Gone Girl by Gillian Flynn
I saw this movie in the theaters before we left Boston and was as equally annoyed by it then as when I read it now. It’s a well-crafted story and full of action, which is why I felt drawn to it in book form. It gave me a great distraction when I was super sick in Uyuni, Bolivia. But both times I experienced this story I was struck by just how bored and manipulative privileged people can be. Crazy gone girl, you could use your talents and leverage for way, way more than the insane – actually insane – stuff you pull for no reason in this book. Read this if you want to feel really great about your marriage. Because this is just downright disturbing.

“I was told love should be unconditional. That’s the rule, everyone says so. But if love has no boundaries, no limits, no conditions, why should anyone try to do the right thing ever? If I know I am loved no matter what, where is the challenge? I am supposed to love Nick despite all his shortcomings. And Nick is supposed to love me despite my quirks. But clearly, neither of us does. It makes me think that everyone is very wrong, that love should have many conditions. Love should require both partners to be their very best at all times.”

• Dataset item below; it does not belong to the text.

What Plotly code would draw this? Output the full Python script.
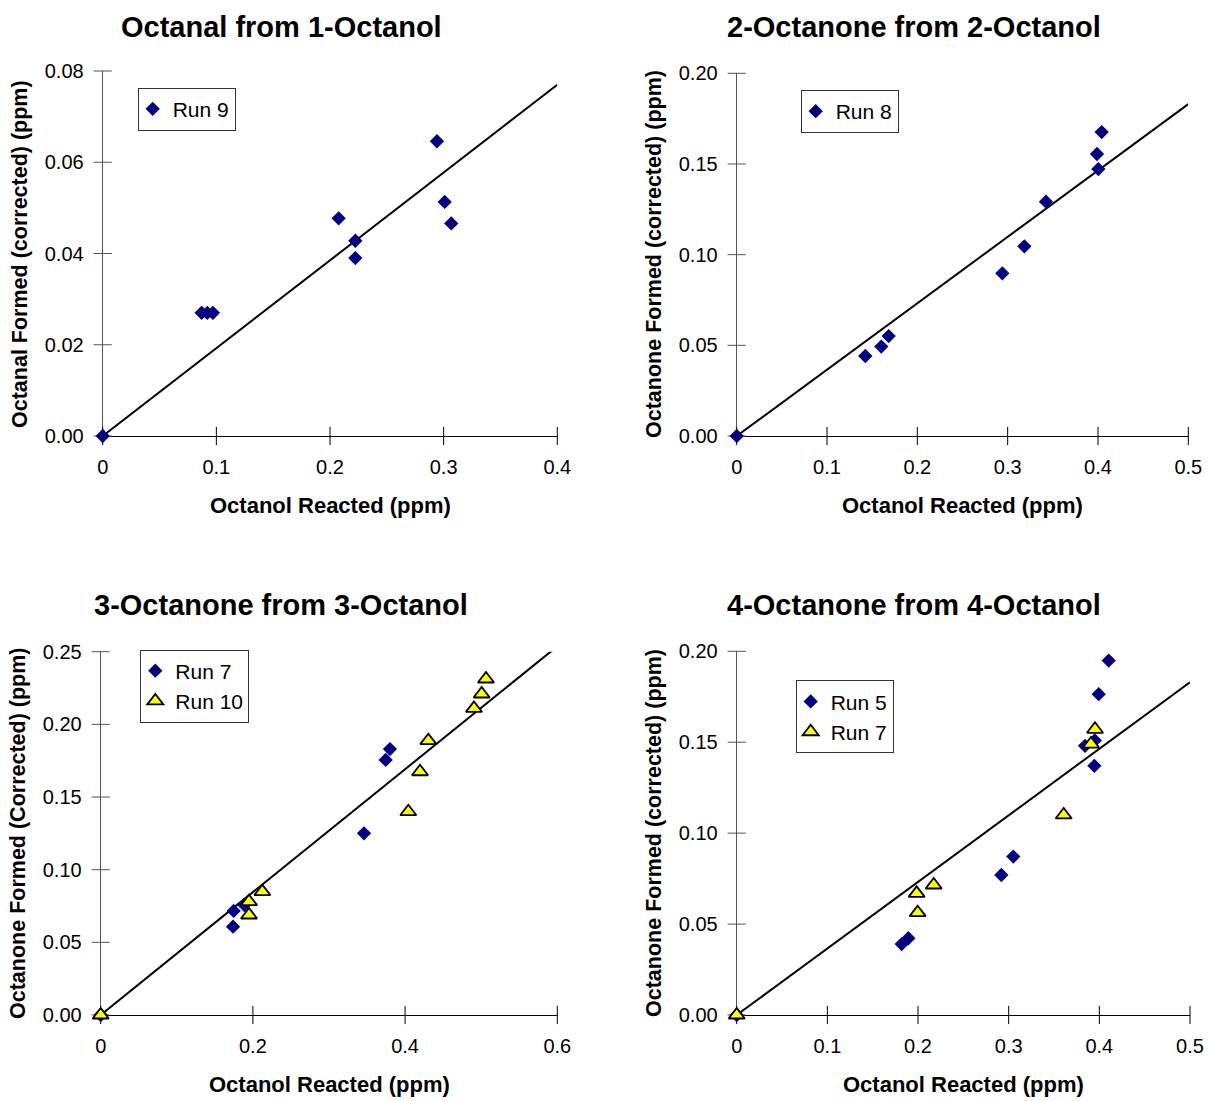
import plotly.graph_objects as go

W, H = 1209, 1101
FONT = "Liberation Sans, Arial, sans-serif"

# ---------------- data ----------------
titles = ["Octanal from 1-Octanol", "2-Octanone from 2-Octanol",
          "3-Octanone from 3-Octanol", "4-Octanone from 4-Octanol"]
x_titles = ["Octanol Reacted (ppm)"] * 4
y_titles = ["Octanal Formed (corrected) (ppm)", "Octanone Formed (corrected) (ppm)",
            "Octanone Formed (Corrected) (ppm)", "Octanone Formed (corrected) (ppm)"]

# Panel 1
run9_x = [0, 0.087, 0.092, 0.097, 0.2076, 0.2223, 0.2223, 0.2941, 0.3009, 0.3067]
run9_y = [0, 0.027, 0.027, 0.027, 0.0477, 0.0428, 0.0390, 0.0646, 0.0513, 0.0466]
# Panel 2
run8_x = [0, 0.1424, 0.1601, 0.1683, 0.2941, 0.3185, 0.3424, 0.4004, 0.3989, 0.4041]
run8_y = [0, 0.0441, 0.0493, 0.0551, 0.0897, 0.1046, 0.1292, 0.1472, 0.1555, 0.1676]
# Panel 3
p3_run7_x = [0, 0.1739, 0.1747, 0.1888, 0.346, 0.3745, 0.3801]
p3_run7_y = [0, 0.0608, 0.0716, 0.0757, 0.125, 0.1755, 0.183]
run10_x = [0, 0.1949, 0.1949, 0.2124, 0.4042, 0.4196, 0.4305, 0.4905, 0.5006, 0.5063]
run10_y = [0, 0.078, 0.0688, 0.0849, 0.1399, 0.1674, 0.1888, 0.211, 0.2209, 0.2312]
# Panel 4
run5_x = [0, 0.182, 0.1893, 0.2919, 0.3051, 0.3842, 0.395, 0.3945, 0.3993, 0.4103]
run5_y = [0, 0.039, 0.0422, 0.077, 0.0871, 0.148, 0.151, 0.137, 0.1764, 0.1949]
p4_run7_x = [0, 0.1985, 0.1996, 0.2173, 0.3607, 0.3908, 0.3952]
p4_run7_y = [0, 0.0669, 0.0563, 0.0715, 0.11, 0.149, 0.1571]

# reference lines (start, end)
line1_x, line1_y = [0, 0.4], [0, 0.077]
line2_x, line2_y = [0, 0.5], [0, 0.183]
line3_x, line3_y = [0, 0.6], [0, 0.2537]
line4_x, line4_y = [0, 0.5], [0, 0.183]

# ticks
p1_xticks = [0, 0.1, 0.2, 0.3, 0.4]
p1_xlabels = ["0", "0.1", "0.2", "0.3", "0.4"]
p1_yticks = [0, 0.02, 0.04, 0.06, 0.08]
p1_ylabels = ["0.00", "0.02", "0.04", "0.06", "0.08"]
p2_xticks = [0, 0.1, 0.2, 0.3, 0.4, 0.5]
p2_xlabels = ["0", "0.1", "0.2", "0.3", "0.4", "0.5"]
p2_yticks = [0, 0.05, 0.10, 0.15, 0.20]
p2_ylabels = ["0.00", "0.05", "0.10", "0.15", "0.20"]
p3_xticks = [0, 0.2, 0.4, 0.6]
p3_xlabels = ["0", "0.2", "0.4", "0.6"]
p3_yticks = [0, 0.05, 0.10, 0.15, 0.20, 0.25]
p3_ylabels = ["0.00", "0.05", "0.10", "0.15", "0.20", "0.25"]
p4_xticks = p2_xticks
p4_xlabels = p2_xlabels
p4_yticks = p2_yticks
p4_ylabels = p2_ylabels

# ---------------- styling / layout ----------------
NAVY = "#000080"
YELLOW = "#FFFF00"

# plot area pixel boxes: (left, right, top, bottom)
boxes = [(102.7, 557.3, 71, 436), (736.7, 1188.3, 73.3, 436),
         (100.7, 557.3, 651.7, 1015), (736.7, 1190, 651.3, 1015)]
legend_pos = [(137.7, 109.2), (800.7, 111.5), (140.3, 686), (795.7, 716.8)]
title_pos = [(281, 27), (913.5, 27), (281, 605), (913.5, 605)]
xtitle_pos = [(330, 505), (962.5, 505), (329.5, 1084), (963, 1084)]
ytitle_pos = [(20, 254), (654, 254), (18, 833), (654, 833)]

xticks = [p1_xticks, p2_xticks, p3_xticks, p4_xticks]
xlabels = [p1_xlabels, p2_xlabels, p3_xlabels, p4_xlabels]
yticks = [p1_yticks, p2_yticks, p3_yticks, p4_yticks]
ylabels = [p1_ylabels, p2_ylabels, p3_ylabels, p4_ylabels]

series = [
    [("Run 9", run9_x, run9_y, "diamond")],
    [("Run 8", run8_x, run8_y, "diamond")],
    [("Run 7", p3_run7_x, p3_run7_y, "diamond"), ("Run 10", run10_x, run10_y, "triangle")],
    [("Run 5", run5_x, run5_y, "diamond"), ("Run 7", p4_run7_x, p4_run7_y, "triangle")],
]
lines = [(line1_x, line1_y), (line2_x, line2_y), (line3_x, line3_y), (line4_x, line4_y)]

fig = go.Figure()
layout = dict(width=W, height=H, autosize=False, margin=dict(l=0, r=0, t=0, b=0, pad=0),
              paper_bgcolor="white", plot_bgcolor="white", showlegend=True,
              font=dict(family=FONT, color="black"))
annotations = []

for i in range(4):
    n = i + 1
    xa = "x" if n == 1 else f"x{n}"
    ya = "y" if n == 1 else f"y{n}"
    lg = "legend" if n == 1 else f"legend{n}"
    l, r, t, b = boxes[i]
    layout[f"xaxis{'' if n == 1 else n}"] = dict(
        domain=[l / W, r / W], range=[0, xticks[i][-1]], anchor=ya,
        tickvals=xticks[i], ticktext=xlabels[i], ticks="", showgrid=False,
        zeroline=False, showline=True, linecolor="black", linewidth=1,
        tickfont=dict(size=20, family=FONT), ticklabelstandoff=13, layer="below traces",
        automargin=False, fixedrange=True)
    layout[f"yaxis{'' if n == 1 else n}"] = dict(
        domain=[1 - b / H, 1 - t / H], range=[0, yticks[i][-1]], anchor=xa,
        tickvals=yticks[i], ticktext=ylabels[i], ticks="", showgrid=False,
        zeroline=False, showline=True, linecolor="#555555", linewidth=1,
        tickfont=dict(size=20, family=FONT), ticklabelstandoff=14, layer="below traces",
        automargin=False, fixedrange=True)
    lx, ly = legend_pos[i]
    layout[lg] = dict(x=lx / W, y=1 - ly / H, xanchor="left", yanchor="middle",
                      bgcolor="white", bordercolor="#333333", borderwidth=1,
                      font=dict(size=21, family=FONT), itemwidth=30, indentation=-6,
                      tracegroupgap=0, itemsizing="trace")

    # crossing tick marks
    fig.add_trace(go.Scatter(x=xticks[i], y=[0] * len(xticks[i]), xaxis=xa, yaxis=ya,
                             mode="markers", cliponaxis=False, showlegend=False, hoverinfo="skip",
                             marker=dict(symbol="line-ns-open", size=13, color="black",
                                         line=dict(color="black", width=1))))
    fig.add_trace(go.Scatter(x=[0] * len(yticks[i]), y=yticks[i], xaxis=xa, yaxis=ya,
                             mode="markers", cliponaxis=False, showlegend=False, hoverinfo="skip",
                             marker=dict(symbol="line-ew-open", size=13, color="#555555",
                                         line=dict(color="#555555", width=1))))
    # reference line
    fx, fy = lines[i]
    fig.add_trace(go.Scatter(x=fx, y=fy, xaxis=xa, yaxis=ya, mode="lines",
                             showlegend=False, hoverinfo="skip",
                             line=dict(color="black", width=2)))
    for name, sx, sy, kind in series[i]:
        if kind == "diamond":
            mk = dict(symbol="diamond", size=11, color=NAVY, line=dict(width=0))
        else:
            mk = dict(symbol="triangle-up", size=14, color=YELLOW,
                      line=dict(color="black", width=1.8))
        fig.add_trace(go.Scatter(x=sx, y=sy, xaxis=xa, yaxis=ya, mode="markers",
                                 name=name, legend=lg, cliponaxis=False, marker=mk))

    tx, ty = title_pos[i]
    annotations.append(dict(text=f"<b>{titles[i]}</b>", x=tx / W, y=1 - ty / H,
                            xref="paper", yref="paper", showarrow=False,
                            xanchor="center", yanchor="middle",
                            font=dict(size=29, family=FONT)))
    ax_, ay_ = xtitle_pos[i]
    annotations.append(dict(text=f"<b>{x_titles[i]}</b>", x=ax_ / W, y=1 - ay_ / H,
                            xref="paper", yref="paper", showarrow=False,
                            xanchor="center", yanchor="middle",
                            font=dict(size=22, family=FONT)))
    bx, by = ytitle_pos[i]
    annotations.append(dict(text=f"<b>{y_titles[i]}</b>", x=bx / W, y=1 - by / H,
                            xref="paper", yref="paper", showarrow=False, textangle=-90,
                            xanchor="center", yanchor="middle",
                            font=dict(size=21.5, family=FONT)))

layout["annotations"] = annotations
fig.update_layout(**layout)
fig.write_html("out.html", config={"displayModeBar": False})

2 thoughts on “Road Reading, Part II

  1. I hated the wife when I first read Gone Girl. When I saw the movie I LOVED to hate her, which was not the same reaction I had while reading the book. The book is so well written and carefully constructed. I loved getting lost in the story.

  2. I can’t remember… did you recommend Barbara Kingsolver’s Animal, Vegetable, Miracle? If it wasn’t you and you haven’t read it yet and it isn’t already on your list, you would love it!